Print, word for word, every line from the beginning of the listing up to and including the line with "import plotly.graph_objects as go". Pictures are to be excluded.

--- begin ---

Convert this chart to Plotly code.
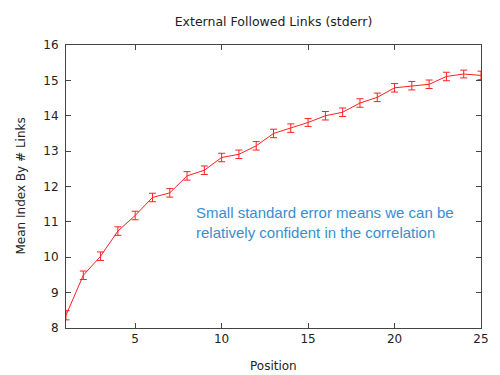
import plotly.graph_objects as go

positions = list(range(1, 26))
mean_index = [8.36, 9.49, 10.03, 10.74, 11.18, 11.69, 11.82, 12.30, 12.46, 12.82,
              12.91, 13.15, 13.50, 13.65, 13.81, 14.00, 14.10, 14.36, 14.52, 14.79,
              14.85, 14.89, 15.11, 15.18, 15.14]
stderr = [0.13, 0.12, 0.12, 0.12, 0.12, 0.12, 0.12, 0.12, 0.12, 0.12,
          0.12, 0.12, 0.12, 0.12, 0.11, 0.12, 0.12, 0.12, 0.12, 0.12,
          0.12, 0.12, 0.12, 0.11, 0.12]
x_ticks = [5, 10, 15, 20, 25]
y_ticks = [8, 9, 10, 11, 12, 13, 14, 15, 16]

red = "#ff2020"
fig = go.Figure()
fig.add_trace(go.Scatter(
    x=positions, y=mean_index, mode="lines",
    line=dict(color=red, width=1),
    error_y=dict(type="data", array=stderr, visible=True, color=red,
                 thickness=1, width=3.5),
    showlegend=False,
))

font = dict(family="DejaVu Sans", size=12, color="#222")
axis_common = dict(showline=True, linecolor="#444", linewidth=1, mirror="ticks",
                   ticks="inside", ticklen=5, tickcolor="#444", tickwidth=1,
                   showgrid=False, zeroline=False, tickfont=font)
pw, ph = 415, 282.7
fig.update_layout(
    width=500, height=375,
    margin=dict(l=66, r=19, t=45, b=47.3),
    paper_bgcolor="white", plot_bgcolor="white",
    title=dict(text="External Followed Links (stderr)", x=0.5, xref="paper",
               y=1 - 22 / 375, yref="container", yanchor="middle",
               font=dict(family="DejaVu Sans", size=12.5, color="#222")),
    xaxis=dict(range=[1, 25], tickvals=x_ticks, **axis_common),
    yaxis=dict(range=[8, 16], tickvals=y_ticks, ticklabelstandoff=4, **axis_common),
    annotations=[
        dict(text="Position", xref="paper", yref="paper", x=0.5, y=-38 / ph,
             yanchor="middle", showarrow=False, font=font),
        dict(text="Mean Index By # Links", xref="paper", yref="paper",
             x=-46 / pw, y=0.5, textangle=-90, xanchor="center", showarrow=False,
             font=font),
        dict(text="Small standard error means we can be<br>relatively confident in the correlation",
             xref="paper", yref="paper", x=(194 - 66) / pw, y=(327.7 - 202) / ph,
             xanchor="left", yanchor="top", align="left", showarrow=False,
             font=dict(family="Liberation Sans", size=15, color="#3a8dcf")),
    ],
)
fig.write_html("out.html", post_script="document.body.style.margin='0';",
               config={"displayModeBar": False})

--- end ---

Written reply:
Convert this chart to Plotly code.
import plotly.graph_objects as go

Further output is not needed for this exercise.